A c1941 Canon rangefinder camera (lot 83) is estimated at $5000-$7000, while four early 1960s Carl Zeiss Jena 35mm models are listed at lot 119.
An extremely rare c1913 Contessa Werke reflex box camera (lot 138) is bound to intrigue the genuine collector and, just for laughs, lot 142 offers two c1967 Mick-A-Matic (Mickey Mouse) novelty fixed focus cameras.
Another novelty is the 1979 Franke and Heidecke special edition gold-plated Rollei 35S 35mm compact camera (lot 157) released for the company’s 60th anniversary.
An original 1895 type 1 Pocket Kodak box camera in black pebble-grained leather (lot 211) is a further curiosity and, if collectors are thinking of entering the spy game, an extremely rare Leitz 23mmx13mmx14mm Stanhope microphotograph viewer shaped like a Leica camera (lot 319) might just do the trick.

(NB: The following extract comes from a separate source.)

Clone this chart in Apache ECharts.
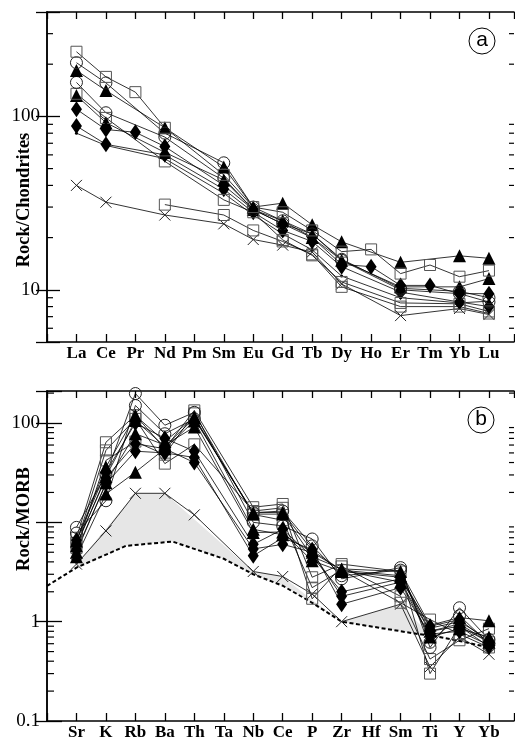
<!DOCTYPE html>
<html><head><meta charset="utf-8">
<script src="https://cdn.jsdelivr.net/npm/echarts@6/dist/echarts.min.js"></script>
<style>html,body{margin:0;padding:0;background:#fff}#c{width:515px;height:745px}</style>
</head><body><div id="c"></div>
<script>
// ---------- categories & tick labels ----------
const reeLabels = ['La','Ce','Pr','Nd','Pm','Sm','Eu','Gd','Tb','Dy','Ho','Er','Tm','Yb','Lu'];
const spiderLabels = ['Sr','K','Rb','Ba','Th','Ta','Nb','Ce','P','Zr','Hf','Sm','Ti','Y','Yb'];
const topYTicks = [10, 100];
const bottomYTicks = [0.1, 1, 100];

// ---------- (a) chondrite-normalised REE ----------
const reeSq1 = [236, 169, 138, 86, null, 46, 30, 28, 22, 16.6, 17.1, 12.4, 13.9, 11.9, 12.9];
const reeDi1 = [110, 84, 81, 67, null, 40, 29, 24, 20, 14, 13.6, 10.6, 10.6, 9.5, 9.5];
const reeCi1 = [204, 156, null, 80, null, 54, 30, 25, 21, 14.8, null, 10, null, 9.5, 8.5];
const reeTr1 = [184, 141, null, 86, null, 51, 30, 31.6, 23.7, 18.9, null, 14.4, null, 15.7, 15.2];
const reeCi2 = [157, 105, null, 76, null, 44, 29, 24, 21, 15, null, 10.2, null, 9.8, 9];
const reeSq2 = [135, 98, null, 55, null, 33, 28, 19.4, 15.8, 11.1, null, 8.4, null, 8.3, 7.5];
const reeTr2 = [132, 92, null, 62, null, 43, 29, 25, 20, 14.8, null, 10.4, null, 10.4, 11.6];
const reeDi2 = [88, 69, null, 60, null, 38, 28, 22, 19, 13.6, null, 9.7, null, 8.5, 8];
const reeDot = [80, 68, null, 57, null, 36, 27, 21, 17, 12, null, 9, null, 8.4, 8.6];
const reeSq3 = [null, null, null, 31, null, 27, 22, 19, 16, 10.4, null, 8, null, 8, 7.3];
const reeX   = [40, 32, null, 27, null, 24, 19.5, 18.1, 16.5, 10.8, null, 7.1, null, 7.8, 7.2];

// ---------- (b) MORB-normalised spidergram ----------
const morbSq1 = [7.0, 64, 120, 55, 134, null, 14.2, 15.3, 2.8, 3.8, null, 3.2, 0.30, 0.90, 0.62];
const morbSq2 = [6.2, 53, 110, 39, 61, null, 13.0, 14.0, 1.7, 3.6, null, 1.8, 0.42, 0.65, 0.85];
const morbSq3 = [5.5, 42, 65, 48, 125, null, 12.0, 10.5, 2.2, 3.3, null, 1.55, 1.05, 0.75, 0.55];
const morbCi1 = [8.9, 30, 198, 95, 128, null, 10.0, 9.2, 6.8, 2.7, null, 3.5, 0.55, 1.38, 0.66];
const morbCi2 = [7.8, 16.5, 150, 78, 110, null, 12.5, 13.0, 5.8, 2.9, null, 3.3, 0.62, 1.15, 0.60];
const morbTr1 = [6.5, 36, 119, 65, 115, null, 12.1, 12.1, 4.5, 3.4, null, 3.2, 0.92, 1.10, 1.02];
const morbTr2 = [5.0, 25, 78, 60, 91, null, 7.9, 8.0, 4.1, 3.2, null, 2.8, 0.80, 0.95, 0.62];
const morbTr3 = [4.5, 19.3, 32, 55, 105, null, 8.5, 7.5, 5.0, 3.3, null, 2.5, 0.70, 0.85, 0.70];
const morbTr4 = [5.8, 29, 106, 58, 112, null, 12.5, 12.6, 5.2, 3.3, null, 2.9, 0.86, 1.00, 0.66];
const morbDi1 = [6.0, 28, 62, 55, 40, null, 5.4, 6.0, 5.0, 1.8, null, 2.5, 0.80, 0.90, 0.56];
const morbDi2 = [5.2, 24.5, 52, 50, 45, null, 4.6, 7.0, 5.3, 1.5, null, 2.2, 0.75, 0.80, 0.58];
const morbDi3 = [6.6, 32, 100, 70, 52, null, 6.0, 8.5, 4.5, 2.0, null, 2.7, 0.90, 1.05, 0.62];
const morbX   = [3.8, 8.2, 19.6, 19.6, 11.9, null, 3.2, 2.85, 1.9, 1.0, null, 1.5, 0.35, 0.70, 0.47];

// reference curve (dashed) — positions in category units
const dashX = [0, 1, 2.68, 4.26, 6, 7, 8, 9, 10, 12.6, 13, 14, 15];
const dashY = [2.29, 3.5, 5.8, 6.4, 4.3, 3.0, 2.3, 1.55, 1.0, 0.75, 0.73, 0.64, 0.55];
// shaded field upper boundary (lower boundary = dashed curve)
const fieldX = [1, 3, 4, 7, 8, 9, 10, 12, 13];
const fieldY = [3.8, 19.6, 19.6, 3.2, 2.85, 1.65, 1.0, 1.5, 0.73];

// ---------- styling ----------
const X_MAX = 15.85;
const SERIF = 'Liberation Serif';
const MARK = {
  square:   {symbol:'rect', symbolSize:11, itemStyle:{color:'rgba(0,0,0,0)', borderColor:'#555', borderWidth:1}},
  circle:   {symbol:'circle', symbolSize:12, itemStyle:{color:'rgba(0,0,0,0)', borderColor:'#222', borderWidth:1}},
  triangle: {symbol:'triangle', symbolSize:13, itemStyle:{color:'#000'}},
  diamond:  {symbol:'diamond', symbolSize:[11,16], itemStyle:{color:'#000'}},
  cross:    {symbol:'path://M0,0L10,10M10,0L0,10', symbolSize:11, itemStyle:{color:'rgba(0,0,0,0)', borderColor:'#222', borderWidth:1}},
  dot:      {symbol:'circle', symbolSize:3, itemStyle:{color:'#000'}}
};
const topSamples = [
  [reeX,'cross'],[reeSq3,'square'],[reeDot,'dot'],[reeDi2,'diamond'],[reeTr2,'triangle'],[reeSq2,'square'],
  [reeCi2,'circle'],[reeTr1,'triangle'],[reeCi1,'circle'],[reeDi1,'diamond'],[reeSq1,'square']
];
const bottomSamples = [
  [morbX,'cross'],[morbSq1,'square'],[morbSq2,'square'],[morbSq3,'square'],[morbCi1,'circle'],[morbCi2,'circle'],
  [morbTr1,'triangle'],[morbTr2,'triangle'],[morbTr3,'triangle'],[morbTr4,'triangle'],
  [morbDi1,'diamond'],[morbDi2,'diamond'],[morbDi3,'diamond']
];

function sampleSeries(values, kind, gi) {
  const pts = [];
  values.forEach((v, i) => { if (v != null) pts.push([i + 1, v]); });
  return Object.assign({
    type:'line', xAxisIndex:gi*2, yAxisIndex:gi*2, data:pts, showAllSymbol:true,
    lineStyle:{color:'#000', width:0.8}, silent:true, z:4
  }, MARK[kind]);
}
function minorTickValues(lo, hi) {
  const out = [];
  for (let e = Math.floor(Math.log10(lo)); e <= Math.ceil(Math.log10(hi)); e++)
    for (let m = 2; m <= 9; m++) { const v = m * Math.pow(10, e); if (v > lo * 1.0001 && v < hi * 0.9999) out.push(v); }
  return out;
}
function minorTickSeries(gi, lo, hi, lenL, lenR) {
  return {
    type:'custom', xAxisIndex:gi*2, yAxisIndex:gi*2, silent:true, z:6, clip:false,
    data:minorTickValues(lo, hi).map(v => [0, v]), encode:{x:0, y:1},
    renderItem:(p, api) => {
      const v = api.value(1), l = api.coord([0, v]), r = api.coord([X_MAX, v]);
      return {type:'group', children:[
        {type:'line', shape:{x1:l[0], y1:l[1], x2:l[0]+lenL, y2:l[1]}, style:{stroke:'#000', lineWidth:1.2}},
        {type:'line', shape:{x1:r[0]-lenR, y1:r[1], x2:r[0], y2:r[1]}, style:{stroke:'#000', lineWidth:1.2}}
      ]};
    }
  };
}
function tickFmt(list) {
  return v => { const t = list.find(t => Math.abs(t - v) / t < 1e-6); return t == null ? '' : String(t); };
}
function xAxes(gi, labels) {
  const base = {gridIndex:gi, type:'value', min:0, max:X_MAX, interval:1, splitLine:{show:false},
    axisLine:{lineStyle:{color:'#000', width:1.5}}};
  return [
    Object.assign({}, base, {position:'bottom',
      axisTick:{inside:true, length:8, lineStyle:{color:'#000', width:1.3}},
      axisLabel:{margin:3, color:'#000', fontFamily:SERIF, fontWeight:'bold', fontSize:17,
        formatter:v => (Number.isInteger(v) && labels[v-1]) ? labels[v-1] : ''}}),
    Object.assign({}, base, {position:'top',
      axisTick:{inside:true, length:7, lineStyle:{color:'#000', width:1.3}}, axisLabel:{show:false}})
  ];
}
function yAxes(gi, lo, hi, ticks, lenL, lenR) {
  const base = {gridIndex:gi, type:'log', logBase:10, min:lo, max:hi, splitLine:{show:false},
    axisLine:{lineStyle:{color:'#000', width:1.5}}};
  return [
    Object.assign({}, base, {position:'left',
      axisTick:{inside:true, length:lenL, lineStyle:{color:'#000', width:1.3}},
      axisLabel:{margin:7, color:'#000', fontFamily:SERIF, fontSize:19, formatter:tickFmt(ticks)}}),
    Object.assign({}, base, {position:'right',
      axisTick:{inside:true, length:lenR, lineStyle:{color:'#000', width:1.3}}, axisLabel:{show:false}})
  ];
}

const series = [];
// shaded field
series.push({
  type:'custom', xAxisIndex:2, yAxisIndex:2, silent:true, z:1, data:[[1, 1]], encode:{x:0, y:1},
  renderItem:(p, api) => {
    const pts = fieldX.map((x, i) => api.coord([x, fieldY[i]]));
    for (let i = dashX.length - 1; i >= 0; i--)
      if (dashX[i] >= fieldX[0] && dashX[i] <= fieldX[fieldX.length-1]) pts.push(api.coord([dashX[i], dashY[i]]));
    return {type:'polygon', shape:{points:pts}, style:{fill:'#e6e6e6', stroke:'none'}};
  }
});
series.push({type:'line', xAxisIndex:2, yAxisIndex:2, silent:true, z:2, symbol:'none',
  data:dashX.map((x, i) => [x, dashY[i]]), lineStyle:{color:'#000', width:2, type:[4, 2.5]}});
topSamples.forEach(s => series.push(sampleSeries(s[0], s[1], 0)));
bottomSamples.forEach(s => series.push(sampleSeries(s[0], s[1], 1)));
series.push(minorTickSeries(0, 5, 400, 6, 5));
series.push(minorTickSeries(1, 0.1, 210, 7, 5));

const chart = echarts.init(document.getElementById('c'), null, {renderer:'canvas'});
chart.setOption({
  animation:false,
  backgroundColor:'#fff',
  grid:[
    {left:47, top:12, width:467, height:330, outerBoundsMode:'none', containLabel:false},
    {left:47, top:391, width:467, height:330, outerBoundsMode:'none', containLabel:false}
  ],
  xAxis:[...xAxes(0, reeLabels), ...xAxes(1, spiderLabels)],
  yAxis:[...yAxes(0, 5, 400, topYTicks, 13, 11), ...yAxes(1, 0.1, 210, bottomYTicks, 15, 11)],
  series:series,
  graphic:[
    {type:'text', x:24, y:200, rotation:Math.PI/2, style:{text:'Rock/Chondrites', font:'bold 18.5px "Liberation Serif"', align:'center', verticalAlign:'middle', fill:'#000'}},
    {type:'text', x:24, y:519, rotation:Math.PI/2, style:{text:'Rock/MORB', font:'bold 18.5px "Liberation Serif"', align:'center', verticalAlign:'middle', fill:'#000'}},
    {type:'circle', shape:{cx:482, cy:41, r:13}, style:{fill:'#fff', stroke:'#000', lineWidth:1}, z:100},
    {type:'text', x:482, y:40, style:{text:'a', font:'21px "Liberation Sans"', align:'center', verticalAlign:'middle', fill:'#000'}, z:101},
    {type:'circle', shape:{cx:481, cy:420, r:13}, style:{fill:'#fff', stroke:'#000', lineWidth:1}, z:100},
    {type:'text', x:481, y:419, style:{text:'b', font:'21px "Liberation Sans"', align:'center', verticalAlign:'middle', fill:'#000'}, z:101}
  ]
});
</script></body></html>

These were pinned as souvenirs to visitors’ lapels who visited the Leitz exhibit at the first Photokina trade fair in 1950 in Cologne.
Michaels Cameras began in 1916 as a pawnbroker and gunsmith, established by great-grandfather Emanuel, before evolving into a chemist that also sold photographic equipment under his son Harold.
By the late 1970s, Michaels was taking unusual and interesting cameras as trade-ins for newer and more sophisticated equipment.
Harold’s son Alan and grandson Tony then decided to actively conserve, display and expand the evolving collection as a repository of photographic history, given that it had not been adequately preserved in Australia.
The collection was given a major boost when a die-hard German-manufactured Leica camera collector approached Alan to take his entire stock.
The museum was open to national and international enthusiasts, historical societies and curators and became famous for never duplicating its collection, even though differences between models might sometimes have been ever so slight.